Since 1994, multifactor productivity has declined in nine out of 18 domestic manufacturing industries. And if domestic manufacturing can’t become more efficient, it will have a tough time competing in the global economy and an even tougher time adding jobs.
Multifactor productivity sounds like something that is tangible and very important. But it is basically what is left over after you subtract from the value of output the measured value of all inputs, including capital. So, if you under-estimate the value of some input, you over-estimate multifactor productivity, and conversely.
Mandel goes on to write
there’s a simple way that domestic factories can increase their productivity, expand their market share, and hire more workers. The answer (perhaps surprisingly) is to invest more in information technology.
Actually, if the value of new capital investment is properly measured, more investment will not increase multifactor productivity at all. Mandel may be correct that manufacturing is ripe for more investment in information technology. But basing his argument on multifactor productivity does not persuade me.

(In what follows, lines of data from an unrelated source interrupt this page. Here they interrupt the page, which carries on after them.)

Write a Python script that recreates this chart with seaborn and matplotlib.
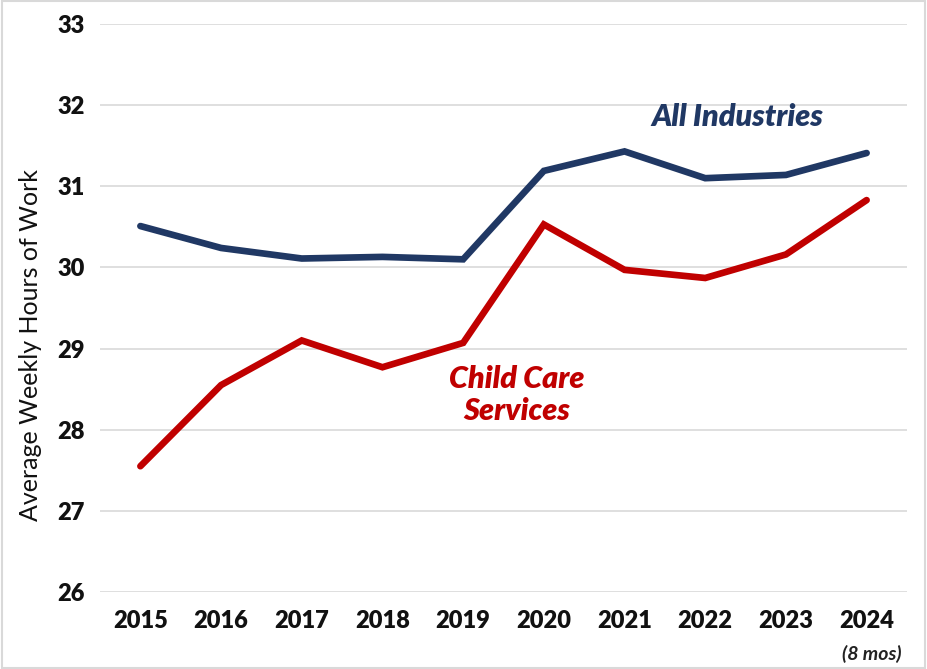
import matplotlib
matplotlib.use("Agg")
import matplotlib.pyplot as plt
import seaborn as sns
import pandas as pd

years = ["2015", "2016", "2017", "2018", "2019", "2020", "2021", "2022", "2023", "2024"]
all_industries = [30.51, 30.24, 30.11, 30.13, 30.10, 31.19, 31.43, 31.10, 31.14, 31.41]
child_care = [27.55, 28.55, 29.10, 28.77, 29.07, 30.53, 29.97, 29.87, 30.16, 30.83]
yticks = [26, 27, 28, 29, 30, 31, 32, 33]

sns.set_theme(style="white")
plt.rcParams['font.family'] = ['Lato', 'DejaVu Sans']

df = pd.DataFrame({
    "Year": years * 2,
    "Hours": all_industries + child_care,
    "Series": ["All Industries"] * len(years) + ["Child Care Services"] * len(years),
})

fig = plt.figure(figsize=(9.27, 6.69), dpi=100)
ax = fig.add_axes([0.1079, 0.1151, 0.8705, 0.849])
palette = {"All Industries": "#203864", "Child Care Services": "#C00000"}
sns.lineplot(data=df, x="Year", y="Hours", hue="Series", palette=palette,
             linewidth=4.8, ax=ax, legend=False, sort=False)
for line in ax.lines:
    line.set_solid_capstyle("round")
    line.set_solid_joinstyle("miter")

ax.set_xlim(-0.5, len(years) - 0.5)
ax.set_ylim(26, 33)
ax.set_yticks(yticks)
ax.set_yticklabels([str(t) for t in yticks], fontsize=17, fontweight="heavy")
ax.set_xticks(range(len(years)))
ax.set_xticklabels(years, fontsize=17, fontweight="heavy")
ax.tick_params(axis="both", length=0, colors="#111111")
ax.tick_params(axis="y", pad=11)
ax.tick_params(axis="x", pad=13)
ax.grid(axis="y", color="#D9D9D9", linewidth=1.2)
ax.set_axisbelow(True)
for s in ax.spines.values():
    s.set_visible(False)
ax.set_xlabel("")
ax.set_ylabel("Average Weekly Hours of Work", fontsize=18, color="#111111")
ax.yaxis.set_label_coords(-0.072, 0.435)

ax.text(7.40, 31.85, "All Industries", color="#203864", fontsize=22,
        fontweight="heavy", fontstyle="italic", ha="center", va="center")
ax.text(4.67, 28.43, "Child Care\nServices", color="#C00000", fontsize=22,
        fontweight="heavy", fontstyle="italic", ha="center", va="center", linespacing=1.2)
ax.text(9.06, 25.24, "(8 mos)", fontsize=14, fontweight="bold", fontstyle="italic",
        ha="center", va="center", color="#222222")

fig.patches.append(plt.Rectangle((0.002, 0.002), 0.996, 0.996, transform=fig.transFigure,
                                 fill=False, edgecolor="#D9D9D9", linewidth=1.5))
fig.savefig("out.png", dpi=100, facecolor="white")
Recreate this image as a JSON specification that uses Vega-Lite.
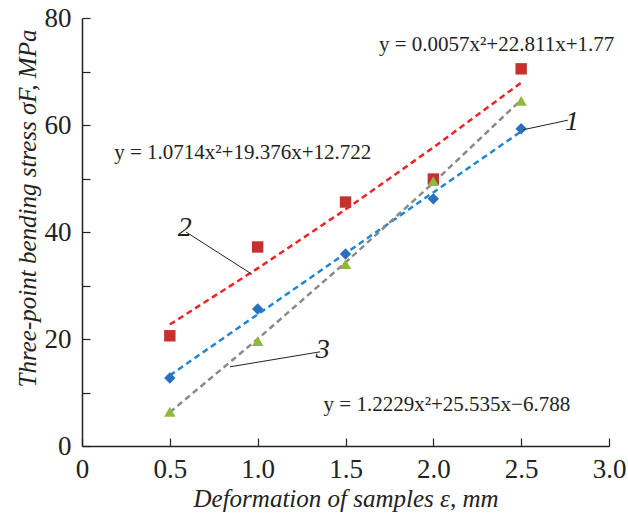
{
  "$schema": "https://vega.github.io/schema/vega-lite/v6.json",
  "width": 527,
  "height": 428,
  "autosize": {"type": "none"},
  "padding": {"left": 82, "top": 18, "right": 19, "bottom": 72},
  "background": "white",
  "config": {
    "view": {"stroke": null},
    "font": "Liberation Serif",
    "axis": {
      "domainColor": "#222",
      "domainWidth": 1.5,
      "tickColor": "#222",
      "tickWidth": 1.2,
      "grid": false,
      "labelFont": "Liberation Serif",
      "labelFontSize": 27,
      "labelColor": "#222",
      "titleFont": "Liberation Serif",
      "titleFontSize": 25,
      "titleFontStyle": "italic",
      "titleFontWeight": "normal",
      "titleColor": "#222"
    }
  },
  "datasets": {
    "points": [
      {"series": "1", "x": 0.5, "y": 12.7},
      {"series": "1", "x": 1.0, "y": 25.6},
      {"series": "1", "x": 1.5, "y": 35.9},
      {"series": "1", "x": 2.0, "y": 46.2},
      {"series": "1", "x": 2.5, "y": 59.3},
      {"series": "2", "x": 0.5, "y": 20.6},
      {"series": "2", "x": 1.0, "y": 37.2},
      {"series": "2", "x": 1.5, "y": 45.6},
      {"series": "2", "x": 2.0, "y": 49.9},
      {"series": "2", "x": 2.5, "y": 70.5},
      {"series": "3", "x": 0.5, "y": 6.4},
      {"series": "3", "x": 1.0, "y": 19.6},
      {"series": "3", "x": 1.5, "y": 34.0},
      {"series": "3", "x": 2.0, "y": 49.5},
      {"series": "3", "x": 2.5, "y": 64.5}
    ],
    "trends": [
      {"series": "1", "x": 0.5, "y": 13.2},
      {"series": "1", "x": 1.0, "y": 24.6},
      {"series": "1", "x": 1.5, "y": 36.0},
      {"series": "1", "x": 2.0, "y": 47.4},
      {"series": "1", "x": 2.5, "y": 58.8},
      {"series": "2", "x": 0.5, "y": 22.7},
      {"series": "2", "x": 1.0, "y": 33.2},
      {"series": "2", "x": 1.5, "y": 44.2},
      {"series": "2", "x": 2.0, "y": 55.8},
      {"series": "2", "x": 2.5, "y": 67.9},
      {"series": "3", "x": 0.5, "y": 6.3},
      {"series": "3", "x": 1.0, "y": 20.0},
      {"series": "3", "x": 1.5, "y": 34.3},
      {"series": "3", "x": 2.0, "y": 49.2},
      {"series": "3", "x": 2.5, "y": 64.7}
    ],
    "leaders": [
      {"label": "1", "x": 2.51, "y": 59.1, "x2": 2.766, "y2": 60.9, "lx": 2.79, "ly": 60.6, "align": "left"},
      {"label": "2", "x": 0.592, "y": 40.0, "x2": 0.968, "y2": 32.1, "lx": 0.585, "ly": 40.8, "align": "right"},
      {"label": "3", "x": 0.842, "y": 14.8, "x2": 1.355, "y2": 17.6, "lx": 1.37, "ly": 17.9, "align": "left"}
    ],
    "equations": [
      {"text": "y = 0.0057x²+22.811x+1.77", "x": 2.36, "y": 75.0},
      {"text": "y = 1.0714x²+19.376x+12.722", "x": 0.915, "y": 54.8},
      {"text": "y = 1.2229x²+25.535x−6.788", "x": 2.077, "y": 7.66}
    ]
  },
  "encoding": {
    "x": {
      "field": "x",
      "type": "quantitative",
      "scale": {"domain": [0, 3], "nice": false, "zero": true},
      "axis": {
        "title": "Deformation of samples ε, mm",
        "values": [0, 0.5, 1, 1.5, 2, 2.5, 3],
        "format": ".1f",
        "labelExpr": "datum.value == 0 ? '0' : datum.label",
        "tickSize": -8,
        "labelPadding": 18,
        "titlePadding": 4,
        "labelFlush": false
      }
    },
    "y": {
      "field": "y",
      "type": "quantitative",
      "scale": {"domain": [0, 80], "nice": false},
      "axis": {
        "title": "Three-point bending stress σF, MPa",
        "values": [0, 10, 20, 30, 40, 50, 60, 70, 80],
        "labelExpr": "datum.value % 20 == 0 ? datum.label : ''",
        "tickSize": -8,
        "labelPadding": 19,
        "titlePadding": 4,
        "titleY": 190,
        "labelFlush": false
      }
    }
  },
  "layer": [
    {
      "data": {"name": "trends"},
      "mark": {"type": "line", "strokeDash": [6, 4], "strokeWidth": 2.5},
      "encoding": {
        "color": {
          "field": "series",
          "type": "nominal",
          "scale": {"domain": ["1", "2", "3"], "range": ["#1f86d6", "#f02424", "#8a8a8a"]},
          "legend": null
        },
        "detail": {"field": "series"}
      }
    },
    {
      "data": {"name": "points"},
      "mark": {"type": "point", "filled": true, "opacity": 1, "size": 130},
      "encoding": {
        "shape": {
          "field": "series",
          "type": "nominal",
          "scale": {"domain": ["1", "2", "3"], "range": ["diamond", "square", "triangle-up"]},
          "legend": null
        },
        "fill": {
          "field": "series",
          "type": "nominal",
          "scale": {"domain": ["1", "2", "3"], "range": ["#2b6fbf", "#c4312f", "#8fb83e"]},
          "legend": null
        }
      }
    },
    {
      "data": {"name": "leaders"},
      "mark": {"type": "rule", "color": "#222", "strokeWidth": 1},
      "encoding": {
        "x2": {"field": "x2"},
        "y2": {"field": "y2"}
      }
    },
    {
      "data": {"name": "leaders"},
      "mark": {"type": "text", "fontSize": 28, "fontStyle": "italic", "font": "Liberation Serif", "baseline": "middle", "color": "#222"},
      "encoding": {
        "x": {"field": "lx", "type": "quantitative"},
        "y": {"field": "ly", "type": "quantitative"},
        "text": {"field": "label"},
        "align": {"field": "align", "type": "nominal", "scale": null}
      }
    },
    {
      "data": {"name": "equations"},
      "mark": {"type": "text", "fontSize": 21, "font": "Liberation Serif", "baseline": "middle", "align": "center", "color": "#222"},
      "encoding": {
        "text": {"field": "text"}
      }
    }
  ]
}
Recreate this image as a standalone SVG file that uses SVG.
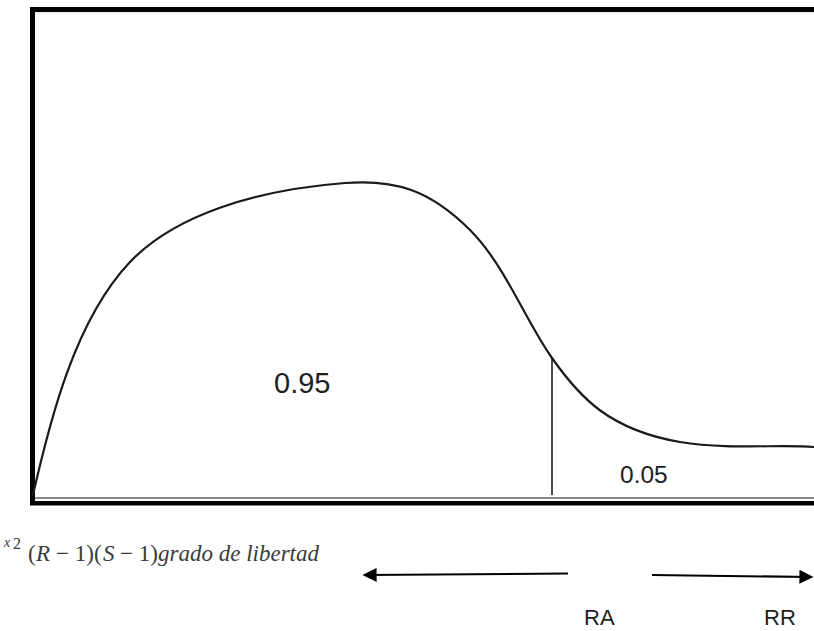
<svg xmlns="http://www.w3.org/2000/svg" width="814" height="631" viewBox="0 0 814 631">
<style>
.curve{fill:none;stroke:#1a1a1a;stroke-width:2.2;stroke-linecap:round}
.lbl{font-family:"Liberation Sans",Arial,sans-serif;fill:#1e1e1e}
.formula{font-family:"Liberation Serif","DejaVu Serif",serif;fill:#3a3a3a;font-size:23px}
.it{font-style:italic}
.arrow{stroke:#000;stroke-width:2;fill:none}
</style>
<defs>
<marker id="ah" viewBox="0 0 10 10" refX="9" refY="5" markerWidth="7" markerHeight="7" markerUnits="strokeWidth" orient="auto">
<path d="M0,0 L10,5 L0,10 z" fill="#000"/>
</marker>
</defs>
<rect width="814" height="631" fill="#fff"/>
<g id="frame">
<rect x="30" y="7" width="784" height="5" fill="#000"/>
<line x1="35" y1="13" x2="814" y2="13" stroke="#ddd" stroke-width="1"/>
<rect x="30" y="7" width="5" height="498" fill="#000"/>
<line x1="35" y1="498" x2="814" y2="498" stroke="#888" stroke-width="2"/>
<rect x="30" y="501" width="784" height="4.5" fill="#000"/>
</g>
<g id="curve">
<path class="curve" d="M33,495 C50,420 75,320 130,262 C175,215 255,190 345,183 C395,179 430,190 470,230 C505,265 525,320 552,358 C580,398 610,430 680,442 C730,450 780,444 814,447"/>
</g>
<g id="cutoff">
<line x1="552" y1="358" x2="552" y2="495" stroke="#111" stroke-width="1.5"/>
</g>
<g id="labels">
<text class="lbl" x="274" y="393" font-size="29">0.95</text>
<text class="lbl" x="620" y="483" font-size="24.5">0.05</text>
</g>
<g id="formula">
<text class="formula it" x="4" y="547" style="font-size:14px">x</text>
<text class="formula" x="13" y="549" style="font-size:16px">2</text>
<text class="formula" x="28" y="561">(</text>
<text class="formula it" x="36" y="561">R</text>
<text class="formula" x="56" y="561">− 1)(</text>
<text class="formula it" x="103" y="561">S</text>
<text class="formula" x="120" y="561">− 1)</text>
<text class="formula it" x="158" y="561">grado de libertad</text>
</g>
<g id="connectors">
<line class="arrow" x1="568" y1="573.5" x2="364" y2="575" marker-end="url(#ah)"/>
<line class="arrow" x1="652" y1="575" x2="812" y2="577" marker-end="url(#ah)"/>
</g>
<g id="regions">
<text class="lbl" x="584" y="625" font-size="22" fill="#111">RA</text>
<text class="lbl" x="764" y="625" font-size="22" fill="#111">RR</text>
</g>
</svg>
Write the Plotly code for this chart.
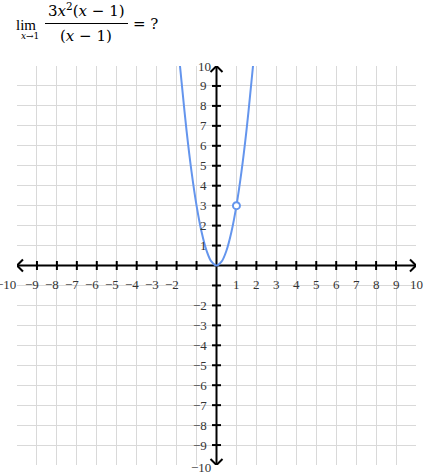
import plotly.graph_objects as go

# ---- data ----
curve_x = [-1.83, -1.75, -1.5, -1.25, -1.0, -0.75, -0.5, -0.25, 0.0,
           0.25, 0.5, 0.75, 1.0, 1.25, 1.5, 1.75, 1.83]
curve_y = [10.0, 9.19, 6.75, 4.69, 3.0, 1.69, 0.75, 0.19, 0.0,
           0.19, 0.75, 1.69, 3.0, 4.69, 6.75, 9.19, 10.0]
hole_x = [1]
hole_y = [3]
x_tick_vals = [-10, -9, -8, -7, -6, -5, -4, -3, -2, 1, 2, 3, 4, 5, 6, 7, 8, 9, 10]
y_tick_vals = [10, 9, 8, 7, 6, 5, 4, 3, 2, 1, -2, -3, -4, -5, -6, -7, -8, -9, -10]
tick_marks = [-9, -8, -7, -6, -5, -4, -3, -2, -1, 1, 2, 3, 4, 5, 6, 7, 8, 9]

W, H = 424, 472
L, T, PW, PH = 17, 66, 399, 399
def px(xp): return (xp - L) / PW
def py(yp): return (T + PH - yp) / PH

BLUE = "#6495ed"
LABEL = "#333333"
FONT = "Liberation Serif"
MFONT = "DejaVu Serif"

def lab(v):
    return ("\u2212" + str(-v)) if v < 0 else str(v)

fig = go.Figure()
fig.add_trace(go.Scatter(x=curve_x, y=curve_y, mode="lines",
                         line=dict(color=BLUE, width=2, shape="spline"),
                         hoverinfo="skip", showlegend=False))
fig.add_trace(go.Scatter(x=hole_x, y=hole_y, mode="markers",
                         marker=dict(size=7, color="white",
                                     line=dict(color=BLUE, width=2)),
                         hoverinfo="skip", showlegend=False))

shapes = []
# axes
shapes.append(dict(type="line", xref="x", yref="y", x0=-10, x1=10, y0=0, y1=0,
                   line=dict(color="black", width=2), layer="between"))
shapes.append(dict(type="line", xref="x", yref="y", x0=0, x1=0, y0=-10, y1=10,
                   line=dict(color="black", width=2), layer="between"))
# tick marks
for v in tick_marks:
    shapes.append(dict(type="line", xref="x", yref="y", x0=v, x1=v,
                       ysizemode="pixel", yanchor=0, y0=-4.5, y1=4.5,
                       line=dict(color="black", width=2), layer="between"))
    shapes.append(dict(type="line", xref="x", yref="y", y0=v, y1=v,
                       xsizemode="pixel", xanchor=0, x0=-4.5, x1=4.5,
                       line=dict(color="black", width=2), layer="between"))
# arrowheads (chevrons)
a, s = 6, 6
for (ax, ay, pts) in [(10, 0, [(-a, s), (-a, -s)]), (-10, 0, [(a, s), (a, -s)]),
                      (0, 10, [(-s, -a), (s, -a)]), (0, -10, [(-s, a), (s, a)])]:
    for (dx, dy) in pts:
        shapes.append(dict(type="line", xref="x", yref="y",
                           xsizemode="pixel", ysizemode="pixel",
                           xanchor=ax, yanchor=ay, x0=dx, y0=dy, x1=0, y1=0,
                           line=dict(color="black", width=2), layer="between"))
# fraction bar of title
shapes.append(dict(type="line", xref="paper", yref="paper",
                   x0=px(45), x1=px(128), y0=py(23.5), y1=py(23.5),
                   line=dict(color="black", width=1)))

ann = []
for v in x_tick_vals:
    if v == -10:
        xa, xs = "right", 1
    elif v < 0:
        xa, xs = "right", 4
    else:
        xa, xs = "center", 0
    ann.append(dict(x=v, y=0, xref="x", yref="y", text=lab(v), showarrow=False,
                    xanchor=xa, yanchor="middle", xshift=xs, yshift=-19,
                    font=dict(family=FONT, size=13, color=LABEL)))
for v in y_tick_vals:
    sh = -4 if abs(v) == 10 else -8
    ysh = -2 if v == -10 else 0
    ann.append(dict(x=0, y=v, xref="x", yref="y", text=lab(v), showarrow=False,
                    xanchor="right", yanchor="middle", xshift=sh, yshift=ysh,
                    font=dict(family=FONT, size=13, color=LABEL)))

# title pieces
ann.append(dict(x=px(25.5), y=py(25), xref="paper", yref="paper", text="lim",
                showarrow=False, xanchor="center", yanchor="middle",
                font=dict(family=FONT, size=15, color="black")))
ann.append(dict(x=px(29.5), y=py(36), xref="paper", yref="paper",
                text="<i>x</i>\u21921", showarrow=False, xanchor="center",
                yanchor="middle", font=dict(family=MFONT, size=9, color="black")))
ann.append(dict(x=px(86.5), y=py(10), xref="paper", yref="paper",
                text="3<i>x</i><sup>2</sup>(<i>x</i> \u2212 1)", showarrow=False,
                xanchor="center", yanchor="middle",
                font=dict(family=MFONT, size=15, color="black")))
ann.append(dict(x=px(86), y=py(36), xref="paper", yref="paper",
                text="(<i>x</i> \u2212 1)", showarrow=False,
                xanchor="center", yanchor="middle",
                font=dict(family=MFONT, size=15, color="black")))
ann.append(dict(x=px(145), y=py(24), xref="paper", yref="paper",
                text="= ?", showarrow=False,
                xanchor="center", yanchor="middle",
                font=dict(family=MFONT, size=15, color="black")))

axis_common = dict(range=[-10, 10], dtick=1, tick0=0, showgrid=True,
                   gridcolor="#d9d9d9", gridwidth=1, zeroline=False,
                   showticklabels=False, showline=False, ticks="", fixedrange=True)
fig.update_layout(
    width=W, height=H,
    margin=dict(l=L, r=W - L - PW, t=T, b=H - T - PH, pad=0),
    paper_bgcolor="white", plot_bgcolor="white",
    xaxis=axis_common, yaxis=axis_common,
    shapes=shapes, annotations=ann, showlegend=False,
)
fig.write_html("out.html", config={"displayModeBar": False},
               post_script="document.body.style.margin='0';document.body.style.overflow='hidden';")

Speaking of the meaning of productivity measurements, Dietrich Vollrath has a nice rant (pointer from Mark Thoma). One of many excellent paragraphs:
If MFP is stagnant but the manufacturing sector has shed workers, then this means either value added in manufacturing has fallen (it has not) or the other inputs like capital have risen (they must have). This indicates that labor productivity, value-added divided by number of workers only, must be rising.
Trends in the productivity of single factors are amenable to interpretation and speculation of implications. But lumping all the factors together into one big aggregate metric makes any effort at analysis totally hopeless.
Sounds like an economies of scale argument natural to manufacturing. It is 9 out of 18 though so there is plenty of room for rising labor productivity in the other half. It is a matter of which industries.